Peer-reviewed veterinary case report
A new model for the standardization of experimental burn wounds.
- Journal:
- Burns : journal of the International Society for Burn Injuries
- Year:
- 2015
- Authors:
- Venter, Neil G et al.
- Affiliation:
- Department of Surgery · Brazil
- Species:
- rodent
Abstract
BACKGROUND: Burns are common and recurrent events treated by physicians on a daily basis at most emergency rooms around the world. There is a constant need to understand the physiopathology of burns, so as to minimize their devastating results. The objective of the present report is to describe a burn apparatus in association with an innovative method of animal fixation, as to produce burns of varying sizes and depths. METHODS: Rats were subjected to burns of 60 °C, 70 °C, and 80 °C for 10 s and after 3 days half of the rats in each group were killed and the resulting lesions were analyzed using histological techniques. In the other half of the rats the wound was measured weakly until complete re-epithelialization.

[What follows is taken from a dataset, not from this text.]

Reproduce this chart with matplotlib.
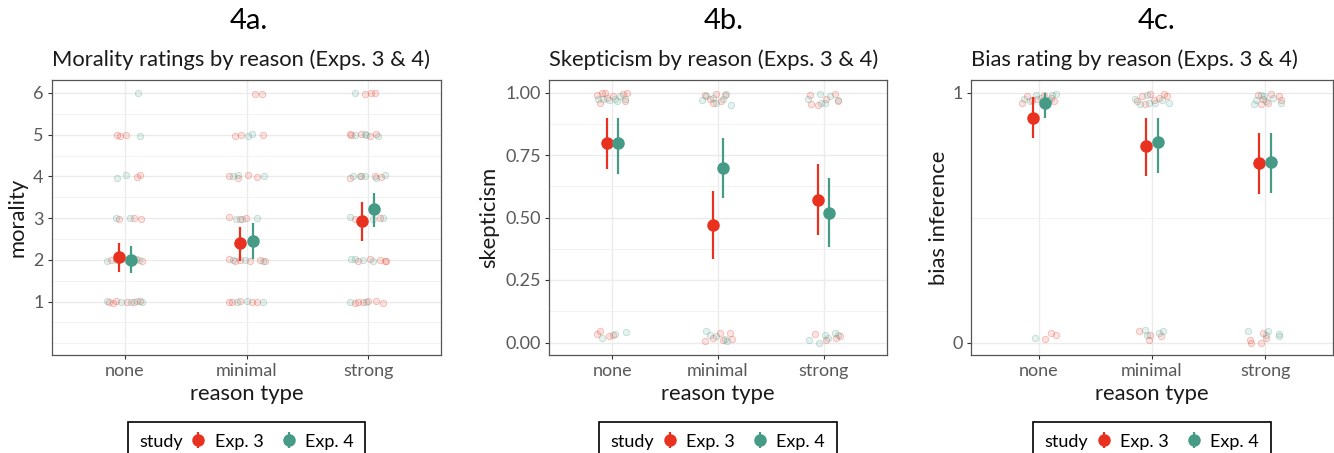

RESULTS: All burns were easily visible and the histological feature for the 60 °C burn was a superficial second-degree burn (28% of the dermis), for 70 °C we observed a deep second-degree burn (72% of the dermis), and in the 80 °C group, a third degree-burn was present (100% of the dermis). CONCLUSIONS: This is a safe, reliable, easy to construct and use model that has the ability to produce a regular and uniform reproducible burn due to precise temperature control associated with standardized animal positioning.